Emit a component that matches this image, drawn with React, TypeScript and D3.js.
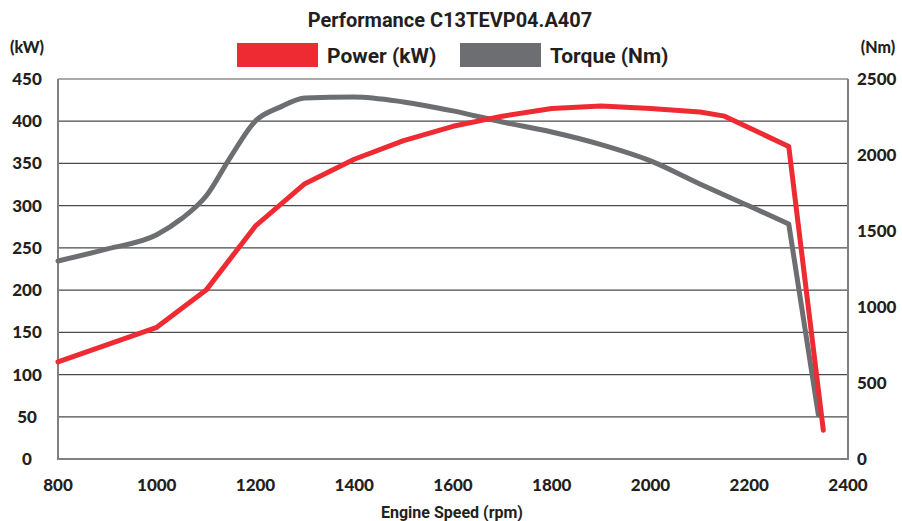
import React, { useEffect, useRef } from "react";
import * as d3 from "d3";

const powerRpm = [800, 1000, 1100, 1200, 1300, 1400, 1500, 1600, 1700, 1800, 1900, 2000, 2100, 2150, 2280, 2350];
const powerKw = [115, 156, 200, 276, 326, 355, 377, 394, 406, 415, 418, 415, 411, 406, 370, 34];

const torqueRpm = [800, 900, 1000, 1050, 1100, 1150, 1200, 1250, 1300, 1400, 1500, 1600, 1700, 1800, 1900, 2000, 2100, 2200, 2280, 2340];
const torqueNm = [1303, 1382, 1475, 1580, 1730, 1990, 2224, 2315, 2375, 2382, 2349, 2290, 2217, 2151, 2068, 1961, 1809, 1664, 1546, 290];

const xTicks = [800, 1000, 1200, 1400, 1600, 1800, 2000, 2200, 2400];
const kwTicks = [0, 50, 100, 150, 200, 250, 300, 350, 400, 450];
const nmTicks = [0, 500, 1000, 1500, 2000, 2500];

const RED = "#ee2b32";
const GREY = "#6d6e71";
const TEXT = "#231f20";
const NUM_FONT = "Lato, 'Open Sans', sans-serif";
const LABEL_FONT = "Roboto, 'Noto Sans', sans-serif";

function PerformanceChart() {
  const ref = useRef<SVGSVGElement>(null);

  useEffect(() => {
    const svg = d3.select(ref.current).attr("width", 902).attr("height", 521);
    svg.selectAll("*").remove();

    const left = 58;
    const right = 848;
    const top = 79;
    const bottom = 459;

    const x = d3.scaleLinear().domain([800, 2400]).range([left, right]);
    const yKw = d3.scaleLinear().domain([0, 450]).range([bottom, top]);
    const yNm = d3.scaleLinear().domain([0, 2500]).range([bottom, top]);

    // title
    svg.append("text")
      .attr("x", 450)
      .attr("y", 27)
      .attr("text-anchor", "middle")
      .style("font-family", LABEL_FONT)
      .style("font-weight", 700)
      .style("font-size", "20px")
      .attr("fill", TEXT)
      .text("Performance C13TEVP04.A407");

    // legend
    const legend = [
      { label: "Power (kW)", color: RED, x: 237 },
      { label: "Torque (Nm)", color: GREY, x: 460 },
    ];
    legend.forEach((l) => {
      svg.append("rect")
        .attr("x", l.x)
        .attr("y", 43)
        .attr("width", 81)
        .attr("height", 24)
        .attr("fill", l.color);
      svg.append("text")
        .attr("x", l.x + 90)
        .attr("y", 63)
        .style("font-family", LABEL_FONT)
        .style("font-weight", 700)
        .style("font-size", "21px")
        .attr("fill", TEXT)
        .text(l.label);
    });

    // units
    svg.append("text")
      .attr("x", 27).attr("y", 53).attr("text-anchor", "middle")
      .style("font-family", NUM_FONT).style("font-weight", 900).style("font-size", "16px")
      .attr("fill", TEXT).text("(kW)");
    svg.append("text")
      .attr("x", 878).attr("y", 53).attr("text-anchor", "middle")
      .style("font-family", NUM_FONT).style("font-weight", 900).style("font-size", "16px")
      .attr("fill", TEXT).text("(Nm)");

    // grid
    svg.append("g")
      .selectAll("line")
      .data(kwTicks.filter((d) => d > 0 && d < 450))
      .enter()
      .append("line")
      .attr("x1", left)
      .attr("x2", right)
      .attr("y1", (d) => yKw(d))
      .attr("y2", (d) => yKw(d))
      .attr("stroke", "#4a4a4a")
      .attr("stroke-width", 1.2);

    svg.append("line")
      .attr("x1", left).attr("x2", right)
      .attr("y1", top).attr("y2", top)
      .attr("stroke", "#555").attr("stroke-width", 1.2);

    // axis frame
    svg.append("path")
      .attr("d", `M${left},${top}V${bottom}H${right}V${top}`)
      .attr("fill", "none")
      .attr("stroke", "#808080")
      .attr("stroke-width", 2);

    const tickStyle = (sel: any) =>
      sel
        .style("font-family", NUM_FONT)
        .style("font-weight", 900)
        .style("font-size", "17px")
        .attr("fill", TEXT);

    // left ticks
    svg.append("g")
      .selectAll("text")
      .data(kwTicks)
      .enter()
      .append("text")
      .attr("x", 27)
      .attr("y", (d) => yKw(d) + 6)
      .attr("text-anchor", "middle")
      .call(tickStyle)
      .text((d) => d);

    // right ticks
    svg.append("g")
      .selectAll("text")
      .data(nmTicks)
      .enter()
      .append("text")
      .attr("x", 857)
      .attr("y", (d) => yNm(d) + 6)
      .call(tickStyle)
      .text((d) => d);

    // bottom ticks
    svg.append("g")
      .selectAll("text")
      .data(xTicks)
      .enter()
      .append("text")
      .attr("x", (d) => x(d))
      .attr("y", 491)
      .attr("text-anchor", "middle")
      .call(tickStyle)
      .text((d) => d);

    svg.append("text")
      .attr("x", 452)
      .attr("y", 518)
      .attr("text-anchor", "middle")
      .style("font-family", LABEL_FONT)
      .style("font-weight", 700)
      .style("font-size", "16px")
      .attr("fill", TEXT)
      .text("Engine Speed (rpm)");

    // series
    const n = torqueRpm.length;
    const torqueMain = d3
      .line<number>()
      .curve(d3.curveMonotoneX)
      .x((_, i) => x(torqueRpm[i]))
      .y((d) => yNm(d))(torqueNm.slice(0, n - 1));
    const torquePath = torqueMain + `L${x(torqueRpm[n - 1])},${yNm(torqueNm[n - 1])}`;

    const powerPath = d3
      .line<number>()
      .x((_, i) => x(powerRpm[i]))
      .y((d) => yKw(d))(powerKw);

    svg.append("path")
      .attr("d", torquePath)
      .attr("fill", "none")
      .attr("stroke", GREY)
      .attr("stroke-width", 5)
      .attr("stroke-linejoin", "round")
      .attr("stroke-linecap", "round");

    svg.append("path")
      .attr("d", powerPath)
      .attr("fill", "none")
      .attr("stroke", RED)
      .attr("stroke-width", 5)
      .attr("stroke-linejoin", "round")
      .attr("stroke-linecap", "round");
  }, []);

  return <svg ref={ref} style={{ position: "absolute", left: 0, top: 0 }} />;
}

export default function App() {
  return <PerformanceChart />;
}
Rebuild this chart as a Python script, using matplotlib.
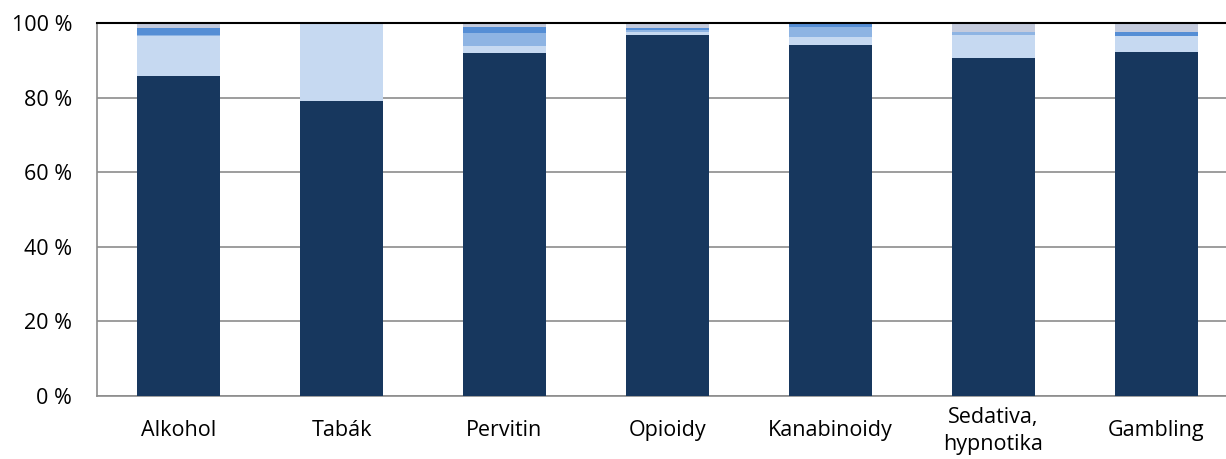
import numpy as np
import matplotlib.pyplot as plt

plt.rcParams['font.family'] = ['Open Sans', 'DejaVu Sans']

categories = ["Alkohol", "Tabák", "Pervitin", "Opioidy", "Kanabinoidy",
              "Sedativa,\nhypnotika", "Gambling"]

# stacked shares in % (bottom to top)
s1 = [85.8, 79.1, 92.0, 96.9, 94.1, 90.5, 92.1]
s2 = [10.7, 20.9, 1.8, 0.7, 2.1, 6.3, 4.5]
s3 = [0.3, 0.0, 3.6, 0.6, 2.6, 0.7, 0.0]
s4 = [1.8, 0.0, 1.6, 0.5, 0.9, 0.0, 0.9]
s5 = [1.4, 0.0, 1.0, 1.3, 0.3, 2.5, 2.5]

series = [s1, s2, s3, s4, s5]
colors = ["#17375e", "#c6d9f1", "#8eb4e3", "#558ed5", "#c4cbdd"]

fig = plt.figure(figsize=(12.26, 4.59), dpi=100)
ax = fig.add_axes([97 / 1226, 1 - 396 / 459, 1141 / 1226, 373 / 459])

x = np.arange(len(categories))
bottom = np.zeros(len(categories))
for vals, c in zip(series, colors):
    ax.bar(x, vals, width=0.515, bottom=bottom, color=c, zorder=3)
    bottom += np.array(vals)

ax.set_xlim(-0.5, 6.5)
ax.set_ylim(0, 100)
ax.set_yticks(np.arange(0, 101, 20))
ax.set_yticklabels([f"{v} %" for v in range(0, 101, 20)], fontsize=15.5)
ax.set_xticks(x)
ax.set_xticklabels(categories, fontsize=15.5, linespacing=1.35, va='center')
ax.tick_params(axis='both', length=0)
ax.tick_params(axis='x', pad=25)
ax.tick_params(axis='y', pad=18)

ax.grid(axis='y', color='#8c8c8c', linewidth=1.2, zorder=0)
ax.spines['right'].set_visible(False)
ax.spines['left'].set_color('#8c8c8c')
ax.spines['left'].set_linewidth(1.2)
ax.spines['bottom'].set_color('#8c8c8c')
ax.spines['bottom'].set_linewidth(1.2)
ax.spines['top'].set_color('#000000')
ax.spines['top'].set_linewidth(1.5)
ax.spines['top'].set_zorder(4)

fig.savefig("out.png", dpi=100)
━━━━━━━━━━━━━━━━━━━━
## [Description of the task]
Your task is to reproduce exactly the lines from the start of the data above through the line containing "406, 370, 34];", leaving every picture out.

## [Result]
Emit a component that matches this image, drawn with React, TypeScript and D3.js.
import React, { useEffect, useRef } from "react";
import * as d3 from "d3";

const powerRpm = [800, 1000, 1100, 1200, 1300, 1400, 1500, 1600, 1700, 1800, 1900, 2000, 2100, 2150, 2280, 2350];
const powerKw = [115, 156, 200, 276, 326, 355, 377, 394, 406, 415, 418, 415, 411, 406, 370, 34];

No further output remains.